ESFJs are often natural flatterers who enjoy being able to make others feel good about themselves. For the ESFJ it doesn’t feel weird to compliment people, instead they often enjoy seeing others smile. They can figure out the right words to say in order to make a certain person feel deeply flattered. ESFJs often find it rewarding to bring joy to those around them, and so flattery can be a great way to create a sense of harmony in their environment.
ISTPs don’t really like feeling forced to flatter someone, but that doesn’t mean they won’t be good at it. ISTPs can be rather charming people when they want to be, especially as they get older. They might know just the right thing to say in order to really flatter someone and make them feel special for receiving the ISTPs attentions. Most of the time they prefer to be on their own, but there are some instances when flattery can be useful to them.
ESTPs are often great at flattering others, especially since they are charming and social people. They sometimes use their ability to flatter others in order to get what they want and make people like them. For the ESTP it is often easy to find the right words in order to make someone feel truly flattered and proud of themselves.
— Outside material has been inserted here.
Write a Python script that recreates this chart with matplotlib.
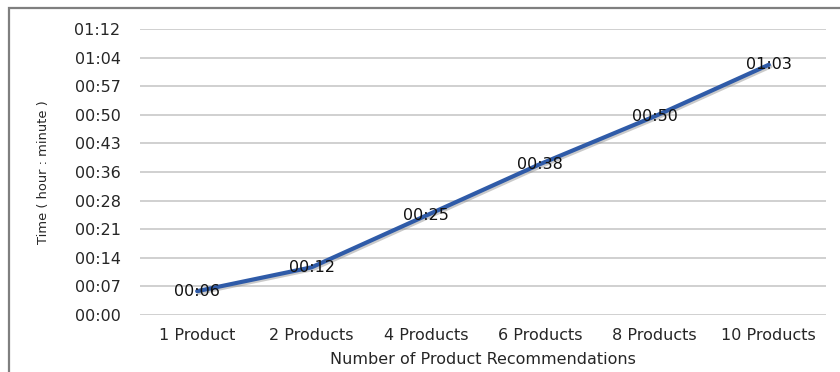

They are outgoing people who don’t find it awkward to hand out a good dose of flattery, especially when it could be useful in some ways.
ISFPs can be flattering people, but this is often used towards those they care about. They enjoy making their loved ones feel good about themselves, but their flattering is often very sincere. When the ISFP is close to someone they can see all the most wonderful things about them, and they enjoy shining this light onto those they love. They want to make their loved ones see how great they are, and enjoy being the person who recognizes this.
ESFPs are outgoing and social people who often enjoy being able to flatter others. For them being charming is something which comes naturally and often this means finding the right words to really flatter someone. They enjoy making other people smile and do their best to bring joy wherever they can. For the ESFP it is more exciting to bring others up by flattering them in just the right way, and actually gives them a sense of joy.